Now, these people could have done everything up to this point. They could have gathered together for a feast. They could have chosen their lamb. They could have had it running around the house from the tenth to the fourteenth. And by about the fourteenth—the fourth day of having this Lamb—they could have said, “Boy, he’s nice! Daddy, can we keep him? I like him! We’ll just keep him as a pet.” And if they had kept him as a pet, what would have happened? The first born would have dropped dead! They had to sacrifice the lamb! And then the lamb was to be eaten.
8 And they shall eat the flesh in that night, roast with fire, and unleavened bread; and with bitter herbs they shall eat it.
9 Eat not of it raw, nor sodden at all with water, but roast with fire; his head with his legs, and with the purtenance thereof.
10 And ye shall let nothing of it remain until the morning; and that which remaineth of it until the morning ye shall burn with fire.
The lamb was to be consumed by the families. It was not divided, indicating the unity of the covering sacrifice—one sacrifice for the house. Its holiness is shown to us through the “no leftovers” principle. Anything left over wasn’t thrown out and left to rot; it was burnt up, wholly sacrificed. But what about its blood? What did these God-fearing Israelites do with the blood of this lamb that had been hanging around their houses for four days?
The Application of the Blood
And they shall take of the blood, and strike it on the two side posts and on the upper door post of the houses, wherein they shall eat it.
They had to take the blood and apply it to the doorposts of the feast house; it wasn’t enough to simply spill the blood of the lamb. Again, we have to be obedient to all the requirements of God. Until they took that blood and put it on the door posts, there was no redemption. Just sacrificing the lamb wasn’t enough. If they had sacrificed it and tossed the blood out as an unholy thing, the Lord would not have passed over! They had to take the blood and apply it to their houses with hyssop to receive the protection from the destroyer that was coming.
Now, suppose you were walking through your neighborhood and saw your neighbor Jim out on his front lawn with a bleating lamb. “Hey, Jim!” you shout in greeting. “Hey, Bob!” he says, “Hold on a sec.” He draws a knife across the lamb’s throat and the bleating lamb becomes a bleeding lamb.
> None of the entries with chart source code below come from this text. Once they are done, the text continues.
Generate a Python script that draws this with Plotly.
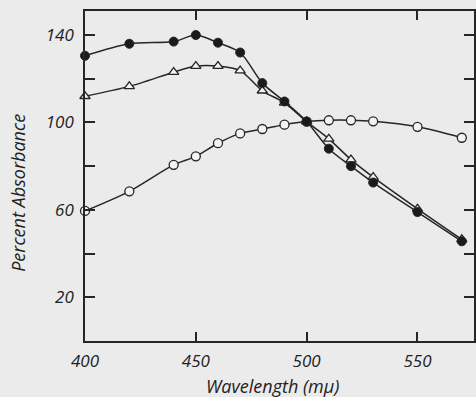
import plotly.graph_objects as go

wavelength = [400, 420, 440, 450, 460, 470, 480, 490, 500, 510, 520, 530, 550, 570]
filled_circles = [130.5, 136, 137, 140, 136.5, 132, 118, 109.6, 100.4, 88, 80, 72.5, 59, 45.6]
triangles = [112, 116.5, 123, 125.8, 125.8, 123.7, 114.5, 109, 100.4, 92.5, 83, 75, 60.5, 46.5]
open_circles = [59.5, 68.5, 80.6, 84.5, 90.5, 95, 97, 99, 100.4, 101, 101, 100.5, 98, 93]

y_tickvals = [20, 40, 60, 80, 100, 120, 140]
y_ticktext = ["20", "", "60", "", "100", "", "140"]
x_tickvals = [400, 450, 500, 550]
x_ticktext = ["400", "450", "500", "550"]

INK = "#262626"
BG = "#ebebeb"
FILL = "#f3f3f3"
FONT = "Open Sans"

fig = go.Figure()

fig.add_trace(go.Scatter(
    x=wavelength, y=open_circles, mode="lines+markers",
    line=dict(color=INK, width=1.5, shape="spline", smoothing=0.8),
    marker=dict(symbol="circle", size=9, color=FILL, line=dict(color=INK, width=1.3)),
    cliponaxis=False, showlegend=False))

fig.add_trace(go.Scatter(
    x=wavelength, y=triangles, mode="lines+markers",
    line=dict(color=INK, width=1.5, shape="spline", smoothing=0.8),
    marker=dict(symbol="triangle-up", size=9, color=FILL, line=dict(color=INK, width=1.3)),
    cliponaxis=False, showlegend=False))

fig.add_trace(go.Scatter(
    x=wavelength, y=filled_circles, mode="lines+markers",
    line=dict(color=INK, width=1.5, shape="spline", smoothing=0.8),
    marker=dict(symbol="circle", size=9, color="#1a1a1a", line=dict(color=INK, width=1)),
    cliponaxis=False, showlegend=False))

axis_common = dict(
    showline=True, linecolor=INK, linewidth=1.5, mirror="ticks",
    ticks="inside", tickcolor=INK, tickwidth=1.5,
    showgrid=False, zeroline=False,
    tickfont=dict(family=FONT, size=17, color="#222", style="italic"),
)

fig.update_layout(
    width=476, height=397,
    margin=dict(l=85, r=0, t=11, b=56),
    paper_bgcolor=BG, plot_bgcolor=BG,
    xaxis=dict(range=[400, 575.5], tickvals=x_tickvals, ticktext=x_ticktext,
               ticklen=9, ticklabelstandoff=4, **axis_common),
    yaxis=dict(range=[0, 151], tickvals=y_tickvals, ticktext=y_ticktext,
               ticklen=10, ticklabelstandoff=6, **axis_common),
    annotations=[
        dict(text="Wavelength (m\u03bc)", xref="paper", yref="paper",
             x=0.483, y=-0.136, xanchor="center", yanchor="middle", showarrow=False,
             font=dict(family=FONT, size=18, color="#222", style="italic")),
        dict(text="Percent Absorbance", xref="paper", yref="paper",
             x=-0.174, y=0.45, xanchor="center", yanchor="middle", showarrow=False,
             textangle=-90,
             font=dict(family=FONT, size=18, color="#222", style="italic")),
    ],
)

fig.write_html(
    "out.html",
    config={"displayModeBar": False},
    post_script="document.body.style.margin='0';document.body.style.background='%s';" % BG,
)
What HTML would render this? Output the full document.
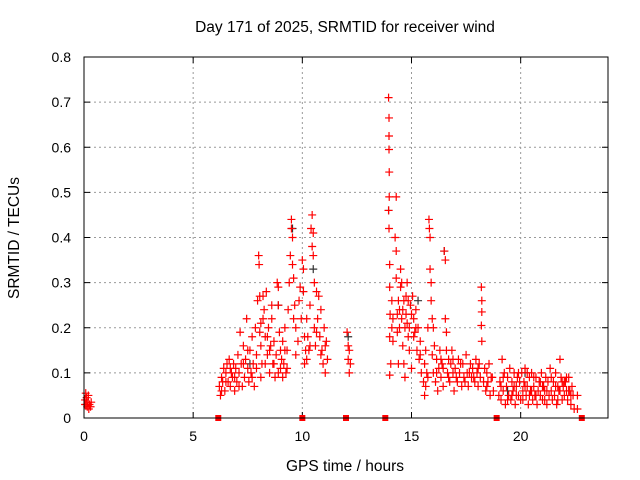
<!DOCTYPE html>
<html><head><meta charset="utf-8"><style>
body{margin:0;background:#fff;}
svg{display:block;font-family:"Liberation Sans",sans-serif;}
</style></head><body>
<svg id="chart" width="640" height="480">
<text x="345" y="32" text-anchor="middle" font-size="15.5">Day 171 of 2025, SRMTID for receiver wind</text>
<text x="345" y="471" text-anchor="middle" font-size="15.5">GPS time / hours</text>
<text x="0" y="0" transform="translate(19,238) rotate(-90)" text-anchor="middle" font-size="15.5">SRMTID / TECUs</text>
<g id="grid"></g>
<g id="ticks"></g>
<g id="marks"></g>
<rect x="84" y="57" width="524" height="361" fill="none" stroke="#000" stroke-width="1"/>
</svg>
<script>
const xTicks=[0,5,10,15,20];
const yTicks=[0,0.1,0.2,0.3,0.4,0.5,0.6,0.7,0.8];
const yTickLabels=["0","0.1","0.2","0.3","0.4","0.5","0.6","0.7","0.8"];
const redPoints=[[0.05,0.04],[0.08,0.055],[0.1,0.03],[0.12,0.045],[0.15,0.025],[0.18,0.035],[0.2,0.05],[0.22,0.02],[0.25,0.03],[0.3,0.025],[0.33,0.035],[0.05,0.03],
[6.2,0.07],[6.25,0.05],[6.3,0.09],[6.35,0.08],[6.4,0.11],[6.45,0.06],[6.5,0.1],[6.55,0.12],[6.6,0.08],[6.65,0.13],[6.7,0.07],[6.75,0.1],[6.8,0.09],[6.85,0.12],[6.9,0.06],[6.95,0.11],[7.0,0.08],
[7.05,0.14],[7.1,0.1],[7.15,0.19],[7.2,0.12],[7.25,0.07],[7.3,0.16],[7.35,0.09],[7.4,0.13],[7.45,0.22],[7.5,0.11],[7.55,0.08],[7.6,0.15],[7.65,0.1],[7.7,0.18],[7.75,0.12],[7.8,0.07],[7.85,0.2],[7.9,0.14],[7.95,0.26],[8.0,0.36],[8.02,0.34],[8.05,0.27],[8.05,0.19],[8.1,0.16],[8.1,0.21],[8.15,0.12],
[8.2,0.27],[8.25,0.24],[8.3,0.18],[8.35,0.28],[8.4,0.14],[8.45,0.2],[8.5,0.1],[8.55,0.16],[8.6,0.22],[8.65,0.12],[8.7,0.17],[8.75,0.09],[8.8,0.14],[8.85,0.3],[8.9,0.29],[8.9,0.25],[8.95,0.19],[9.0,0.15],[9.0,0.11],
[9.05,0.13],[9.1,0.17],[9.15,0.12],[9.2,0.2],[9.25,0.1],[9.3,0.15],[9.35,0.24],[9.4,0.3],[9.45,0.36],[9.5,0.44],[9.5,0.42],[9.55,0.4],[9.55,0.34],[9.6,0.31],[9.6,0.22],[9.65,0.25],[9.7,0.2],[9.7,0.14],
[9.8,0.17],[9.85,0.26],[9.9,0.29],[9.95,0.22],[10.0,0.35],[10.05,0.33],[10.05,0.28],[10.1,0.12],[10.1,0.18],[10.15,0.15],[10.2,0.13],[10.2,0.22],
[10.3,0.15],[10.35,0.25],[10.4,0.42],[10.45,0.45],[10.45,0.38],[10.5,0.36],[10.5,0.41],[10.55,0.3],[10.55,0.2],[10.6,0.16],
[10.65,0.28],[10.7,0.22],[10.75,0.27],[10.8,0.18],[10.85,0.24],[10.9,0.15],[10.95,0.12],[11.0,0.2],[11.05,0.1],[11.1,0.17],[11.15,0.13],
[12.05,0.19],[12.1,0.16],[12.1,0.13],[12.15,0.1],[12.15,0.15],[12.2,0.12],
[13.95,0.71],[13.97,0.665],[13.97,0.625],[13.97,0.595],[13.98,0.545],[13.98,0.49],[13.95,0.46],[13.97,0.42],[14.0,0.34],[14.0,0.29],[14.02,0.23],[14.0,0.18],[14.05,0.12],[14.0,0.095],[14.1,0.2],[14.1,0.26],[14.15,0.17],[14.15,0.22],
[14.25,0.4],[14.3,0.49],[14.3,0.37],[14.3,0.31],[14.35,0.23],[14.4,0.12],[14.4,0.26],[14.45,0.2],[14.5,0.33],[14.5,0.29],[14.55,0.3],[14.6,0.16],[14.6,0.24],[14.65,0.12],[14.7,0.2],[14.7,0.09],[14.75,0.27],[14.8,0.21],[14.85,0.18],[14.9,0.15],[14.95,0.25],[15.0,0.11],[14.8,0.3],[14.65,0.26],
[15.05,0.27],[15.1,0.22],[15.15,0.19],[15.2,0.24],[15.25,0.15],[15.3,0.2],[15.35,0.13],[15.4,0.17],[15.45,0.1],
[15.55,0.08],[15.6,0.12],[15.6,0.05],[15.65,0.15],[15.7,0.1],[15.75,0.2],[15.8,0.44],[15.82,0.42],[15.85,0.4],[15.85,0.33],[15.9,0.3],[15.9,0.26],[15.95,0.22],[15.95,0.14],[16.0,0.2],[16.0,0.1],
[16.05,0.16],[16.1,0.08],[16.15,0.13],[16.2,0.06],[16.25,0.11],[16.3,0.15],[16.35,0.09],[16.4,0.12],[16.45,0.07],[16.5,0.37],[16.55,0.35],[16.55,0.22],[16.6,0.19],[16.6,0.15],[16.65,0.1],[16.7,0.13],[16.75,0.08],[16.8,0.12],[16.85,0.15],[16.9,0.1],[16.95,0.06],
[17.0,0.11],[17.1,0.08],[17.15,0.13],[17.2,0.1],[17.3,0.07],[17.35,0.12],[17.4,0.09],[17.5,0.14],[17.55,0.1],[17.6,0.07],[17.7,0.12],[17.75,0.09],[17.8,0.11],[17.9,0.08],[17.95,0.13],
[18.0,0.1],[18.05,0.07],[18.1,0.12],[18.15,0.09],[18.2,0.29],[18.22,0.26],[18.22,0.235],[18.2,0.205],[18.22,0.17],[18.3,0.08],[18.35,0.11],[18.4,0.06],[18.45,0.1],[18.5,0.08],[18.55,0.12],[18.6,0.05],[18.7,0.09],[18.75,0.06],
[19.0,0.05],[19.05,0.08],[19.1,0.04],[19.15,0.13],[19.2,0.06],[19.25,0.1],[19.3,0.03],[19.35,0.07],[19.4,0.09],[19.45,0.05],[19.5,0.11],[19.55,0.04],[19.6,0.08],[19.65,0.06],[19.7,0.1],[19.75,0.03],[19.8,0.07],[19.85,0.09],[19.9,0.05],[19.95,0.08],
[20.0,0.04],[20.05,0.1],[20.1,0.06],[20.15,0.08],[20.2,0.11],[20.25,0.05],[20.3,0.07],[20.35,0.03],[20.4,0.09],[20.45,0.06],[20.5,0.1],[20.55,0.04],[20.6,0.07],[20.65,0.05],[20.7,0.09],[20.75,0.03],[20.8,0.06],[20.85,0.08],[20.9,0.05],[20.95,0.1],
[21.0,0.04],[21.05,0.07],[21.1,0.06],[21.15,0.09],[21.2,0.03],[21.25,0.08],[21.3,0.05],[21.35,0.11],[21.4,0.06],[21.45,0.04],[21.5,0.08],[21.55,0.05],[21.6,0.1],[21.65,0.03],[21.7,0.07],[21.75,0.06],[21.8,0.13],[21.85,0.09],[21.9,0.04],[21.95,0.07],
[22.0,0.05],[22.05,0.08],[22.1,0.06],[22.15,0.04],[22.2,0.09],[22.25,0.06],[22.3,0.03],[22.35,0.07],[22.4,0.05],[22.45,0.02],[22.6,0.05],[22.6,0.02],
[19.1,0.07],[19.6,0.05],[20.2,0.07],[20.6,0.09],[21.1,0.04],[21.6,0.07],[22.0,0.08]];
const redPointsExtra=[[6.3,0.06],[6.5,0.08],[6.7,0.11],[6.9,0.09],[7.1,0.07],[7.3,0.12],[7.5,0.15],[7.7,0.09],[7.9,0.11],[8.1,0.09],[8.3,0.12],[8.5,0.15],[8.7,0.12],[8.9,0.1],[9.1,0.09],[9.3,0.11],[9.2,0.15],[8.4,0.18],[8.6,0.25],[8.2,0.22],
[10.25,0.18],[10.35,0.16],[10.65,0.19],[10.85,0.14],[11.05,0.16],[14.35,0.19],[14.45,0.24],[14.55,0.22],[14.75,0.23],[14.85,0.26],[14.9,0.2],[15.0,0.23],[15.1,0.18],[15.2,0.2],[15.4,0.14],
[15.65,0.07],[15.75,0.09],[16.15,0.1],[16.35,0.13],[16.45,0.11],[16.7,0.09],[16.9,0.13],[17.05,0.09],[17.25,0.12],[17.45,0.08],[17.65,0.1],[17.85,0.09],[18.05,0.11],[18.45,0.07],[18.65,0.09],
[19.2,0.09],[19.4,0.04],[19.7,0.07],[19.9,0.1],[20.1,0.04],[20.3,0.1],[20.5,0.06],[20.7,0.05],[20.9,0.08],[21.2,0.06],[21.4,0.09],[21.7,0.04],[21.9,0.08],[22.1,0.09],[22.3,0.05],[22.2,0.06],[21.8,0.06],[19.8,0.05],[20.4,0.05],[21.0,0.07]];
const blackPoints=[[9.55,0.42],[10.5,0.33],[7.6,0.12],[20.2,0.1],[13.95,0.46],[16.5,0.37],[12.1,0.18],[8.9,0.25],[15.3,0.26],[19.4,0.06]];
const gapMarkers=[6.15,10,12,13.8,18.9,22.8];

const X0=84,X1=608,Y0=418,Y1=57,XMAX=24,YMAX=0.8;
const sx=v=>X0+(X1-X0)*v/XMAX;
const sy=v=>Y0-(Y0-Y1)*v/YMAX;
const NS="http://www.w3.org/2000/svg";
function mk(tag,parent,attrs){const e=document.createElementNS(NS,tag);for(const k in attrs)e.setAttribute(k,attrs[k]);parent.appendChild(e);return e;}
const grid=document.getElementById('grid'),ticks=document.getElementById('ticks'),marks=document.getElementById('marks');
xTicks.forEach(t=>{
  const x=sx(t);
  if(t>0){const g=mk('line',grid,{x1:x,x2:x,y1:Y1,y2:Y0,stroke:'#999','stroke-dasharray':'2,3'});
  
  }
  mk('line',ticks,{x1:x,x2:x,y1:Y0,y2:Y0-6,stroke:'#000'});
  mk('line',ticks,{x1:x,x2:x,y1:Y1,y2:Y1+6,stroke:'#000'});
  const l=mk('text',ticks,{x:x,y:Y0+23,'text-anchor':'middle','font-size':'14'});l.textContent=t;
  
  
});
yTicks.forEach((t,i)=>{
  const y=sy(t);
  if(i>0&&i<yTicks.length-1){const g=mk('line',grid,{x1:X0,x2:X1,y1:y,y2:y,stroke:'#999','stroke-dasharray':'2,3'});
  
  }
  mk('line',ticks,{x1:X0,x2:X0+6,y1:y,y2:y,stroke:'#000'});
  mk('line',ticks,{x1:X1,x2:X1-6,y1:y,y2:y,stroke:'#000'});
  const l=mk('text',ticks,{x:X0-13,y:y+5,'text-anchor':'end','font-size':'14'});l.textContent=yTickLabels[i];
  
  
});
function plus(p,color,name){
  const x=sx(p[0]),y=sy(p[1]);
  const e=mk('path',marks,{d:`M${x-4},${y}h8M${x},${y-4}v8`,stroke:color,'stroke-width':'1.2',fill:'none'});
  
  
}
blackPoints.forEach(p=>plus(p,'#333','srmtid-point-black'));
redPoints.forEach(p=>plus(p,'#f00','srmtid-point'));
redPointsExtra.forEach(p=>plus(p,'#f00','srmtid-point'));
gapMarkers.forEach(t=>{
  const r=mk('rect',marks,{x:sx(t)-3,y:Y0-3,width:6,height:6,fill:'#f00'});
  
  
});
</script>
</body></html>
“How ya doin’, Bob?” Jim says nonchalantly as he catches the stream of blood in a bowl.
“What’s going on, Jim?” you ask, a bit perplexed.
“Oh, just doing a little painting.”
“A little painting?”
“Yeah, my God requires that I slap blood on the outside of my front door.” What do you think Bob thinks of Jim? A little nuts, right? This is not a common edict. Blood was supposed to go on the altar. And here God is commanding them to take this blood and apply it to the main entrance of their abode. And they were to remain under the covering of that blood all night. They were not to go out of the house. Any breech of that command would have been a death sentence.
The destroyer was coming. Outside of the blood, death was unavoidable. The Israelites were under a death sentence no less than the Egyptians. Death was going to go through the land and they were all subject to it. The only thing that would keep the Israelites alive was the blood applied to the door. And it was applied with hyssop on the lintel and the doorposts, leaving the sign of the cross in outline on their doorway. Hyssop is a spongy plant that grows on a reed-like stalk. It is very useful for soaking up liquids and delivering them where you want them to go, particularly if where you want them to go is up high.
Now there was set a vessel full of vinegar: and they filled a sponge with vinegar, and put it upon hyssop, and put it to his mouth.
On the day of the crucifixion, hyssop again appears in that bloody mess of the cross as they try to give Jesus vinegar to drink (and I’ll bet you it wasn’t white vinegar, either!) Coincidence? I think not!
 John 1:29
 1 Cor 5:7b
 The Ten Commandments with Charlton Heston, of course, not The Prince of Egypt!
 Like the institution of house churches, for instance. But that is outside the scope of this study.
 Ex. 12:3, 6 the choosing of the lamb on the 10th only applied to the historical Passover.
 Shachat – to slaughter. Strong’s # OT:7819.
 Days can be years and millennia in Scripture. This type was fulfilled by the Lord Jesus in that He appeared in the fourth millennia and His earthly ministry ended during the fourth year (three-and-a-half years).
 Acts 2:31b “…neither did his flesh see corruption.”